Thursday, July 3, 2014

MIDDLE EAST: THE END JUSTIFIES THE MEANS

A lot has been said lately about the Sykes/Picot secret agreement of 1916 regarding the post-WW1 "new Middle East."  This macro-regional gerrymandering between France and the United Kingdom received the consent of Tsarist Russia.  Fewer words have been heard about the 1917 Balfour declaration stating that the Allies were committed to Zionism.  From the early start, conflicting promises hallowed stated engagements.  Still, the agreement worked, be it with perverse consequences. It has been said that in Versailles or Sevres reputed diplomats made disreputable mistakes in regions they knew little or nothing about.

With the second invasion of Iraq the game of cards and maps fell apart.  The Bush-Cheney administration favored hubris over temperance, creating the diplomatic blunder of the early 21st Century. They set in motion a lethal spiral of events which led us into today's diplomatic Gotterdammerung.  President Bush has the class instinct to remain silent. Vice-President Cheney continues to defend a lost cause, of his own stubborn myopic doing.

I observe, among other happenings, how little Israel gets externally involved, contrary to the United States, who run from tarmac to tarmac with more jet-lag than ideas.  I prefer not to mention the EU (abonnes absents), China (Cheshire cat), or Russia (actively pursuing its geo-political 
comeback, on its toes, in the Bolshoi tradition).  Of all these parties I guess that, in the end, Israel is the most astute, the better informed and acting for the wiser.
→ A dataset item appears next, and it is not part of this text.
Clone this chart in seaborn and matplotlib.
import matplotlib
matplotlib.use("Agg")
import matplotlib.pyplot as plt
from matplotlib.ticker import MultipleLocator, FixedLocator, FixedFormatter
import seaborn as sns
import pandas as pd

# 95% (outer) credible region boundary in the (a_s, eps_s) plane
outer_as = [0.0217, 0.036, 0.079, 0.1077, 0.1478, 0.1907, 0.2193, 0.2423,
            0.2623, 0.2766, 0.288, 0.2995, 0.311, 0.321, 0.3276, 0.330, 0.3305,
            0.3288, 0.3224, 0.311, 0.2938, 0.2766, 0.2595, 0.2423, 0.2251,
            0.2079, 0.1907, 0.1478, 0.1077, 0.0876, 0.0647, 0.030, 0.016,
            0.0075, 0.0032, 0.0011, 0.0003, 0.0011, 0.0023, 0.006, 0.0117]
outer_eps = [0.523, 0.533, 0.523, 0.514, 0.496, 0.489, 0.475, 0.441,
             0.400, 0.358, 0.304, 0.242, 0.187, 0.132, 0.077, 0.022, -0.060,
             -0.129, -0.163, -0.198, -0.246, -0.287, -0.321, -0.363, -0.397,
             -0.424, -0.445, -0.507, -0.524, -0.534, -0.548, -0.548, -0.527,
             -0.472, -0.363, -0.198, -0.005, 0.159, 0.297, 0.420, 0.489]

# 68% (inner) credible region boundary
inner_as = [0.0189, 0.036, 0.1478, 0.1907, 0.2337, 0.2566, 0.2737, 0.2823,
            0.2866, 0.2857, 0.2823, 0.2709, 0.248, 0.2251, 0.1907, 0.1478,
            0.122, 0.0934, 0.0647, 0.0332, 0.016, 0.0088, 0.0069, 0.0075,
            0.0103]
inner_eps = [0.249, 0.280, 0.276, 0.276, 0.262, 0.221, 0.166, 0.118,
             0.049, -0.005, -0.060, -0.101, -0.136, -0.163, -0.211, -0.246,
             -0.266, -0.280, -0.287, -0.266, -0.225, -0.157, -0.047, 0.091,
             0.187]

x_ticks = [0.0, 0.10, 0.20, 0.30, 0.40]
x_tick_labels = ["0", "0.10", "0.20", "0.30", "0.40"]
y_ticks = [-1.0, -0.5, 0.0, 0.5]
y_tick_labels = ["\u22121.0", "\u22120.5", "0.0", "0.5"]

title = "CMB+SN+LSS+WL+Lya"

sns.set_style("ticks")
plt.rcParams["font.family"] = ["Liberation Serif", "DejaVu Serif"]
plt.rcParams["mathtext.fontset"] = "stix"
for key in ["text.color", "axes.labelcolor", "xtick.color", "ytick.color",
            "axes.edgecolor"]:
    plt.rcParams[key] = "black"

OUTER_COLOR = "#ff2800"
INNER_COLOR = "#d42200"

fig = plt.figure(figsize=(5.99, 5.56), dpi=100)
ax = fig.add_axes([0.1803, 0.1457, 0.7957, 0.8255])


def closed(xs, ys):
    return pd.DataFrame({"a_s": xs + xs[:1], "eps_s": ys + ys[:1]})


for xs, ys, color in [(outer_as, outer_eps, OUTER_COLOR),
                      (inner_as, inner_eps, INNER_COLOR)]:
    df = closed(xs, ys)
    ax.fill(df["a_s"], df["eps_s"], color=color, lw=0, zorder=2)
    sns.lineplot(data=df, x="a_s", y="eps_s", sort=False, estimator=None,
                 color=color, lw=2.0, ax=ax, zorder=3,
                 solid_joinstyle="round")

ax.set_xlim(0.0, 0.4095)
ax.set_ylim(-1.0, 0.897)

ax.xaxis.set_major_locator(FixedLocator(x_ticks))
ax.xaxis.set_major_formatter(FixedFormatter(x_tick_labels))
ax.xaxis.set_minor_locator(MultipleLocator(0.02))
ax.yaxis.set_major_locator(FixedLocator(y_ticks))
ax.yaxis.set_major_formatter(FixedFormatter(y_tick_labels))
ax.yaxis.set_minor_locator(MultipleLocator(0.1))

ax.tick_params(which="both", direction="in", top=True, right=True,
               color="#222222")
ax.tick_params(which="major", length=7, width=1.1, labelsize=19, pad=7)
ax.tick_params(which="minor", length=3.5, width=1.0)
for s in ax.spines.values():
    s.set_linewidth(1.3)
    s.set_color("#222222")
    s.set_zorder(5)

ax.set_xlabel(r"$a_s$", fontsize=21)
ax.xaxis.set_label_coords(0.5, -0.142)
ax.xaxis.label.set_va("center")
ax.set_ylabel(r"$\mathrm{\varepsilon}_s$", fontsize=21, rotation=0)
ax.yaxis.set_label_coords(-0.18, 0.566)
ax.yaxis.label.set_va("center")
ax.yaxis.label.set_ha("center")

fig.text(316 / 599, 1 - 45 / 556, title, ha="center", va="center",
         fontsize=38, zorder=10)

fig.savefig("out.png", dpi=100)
Contrary to the common wisdom three years ago, it would have made sense to convene all parties not in some Annapolis "remake," but discreetly, as soon as the Syrian crisis got out of hand. Instead of giving a rapid deterioration a free-pass, one should have conveyed a gathering en mineur of all regional stockholders, making them co-responsible for reciprocal restraint rather than letting them become the voyeurs of their common demise. The United States followed a boy- scout policy instead, and once the sectarian genius was out of the bottle, hell broke loose. The recently (still?) born Caliphate is already a multiplicative and accelerator which might appeal to the wretched who fail to see the benefit of suffering the corruption of authoritarian regimes. A preemptive initiative was needed instead of a pathetic 911 call.  A meeting for all could have emptied the closets where taboos have been stored for too long:  the sectarian rift, possible land swaps, the Palestinian quagmire, the recognition of Israel as a Jewish State, the fight against Jihadists and the correction/rectification of past brainwashing (textbooks, historical misinterpretation, reparation), the Saudi plan--supported by ALL Arab states--for recognition of Israel.  As time passes, the situation risks getting totally out of hand and creating flash points (terrorism, Iraq, Kurds, refugees, a possible new Intifada, murky arrangements between Sunnis, Shiites and their respective "patrons", the terrorist sub-Saharan "oil spill", Libya, Maghreb). In the absence of any direction, one is confronted with absurd asymmetries such as the one we are witnessing now:  Iran, Russia, Syria, and the US helping de facto al-Maliki against a Sunni strain, while the same Sunnis are supposedly the bedrock of the US presence in the region.  So was Saddam Hussein, by the way, when it was "convenient."

On most aspects pertaining to security or policy, the West would be wise to follow Israel's indicative savoir faire.  It is naive to imagine that the Jewish state would have no channels open when deemed necessary, or that it is not better informed of pretense and intention.   By pandering to too many opposing priorities, the Obama administration risks yet again another diplomatic hangover.  Better convene all parties fast at a time when "time" might be running out.   Just as the Soviet Union fell apart, so might the Middle East.  The former was closely "monitored" by the Bush senior administration, the latter might implode by neglect.  Running is not the equal of doing. Dr. Kissinger shuttled, he never ran.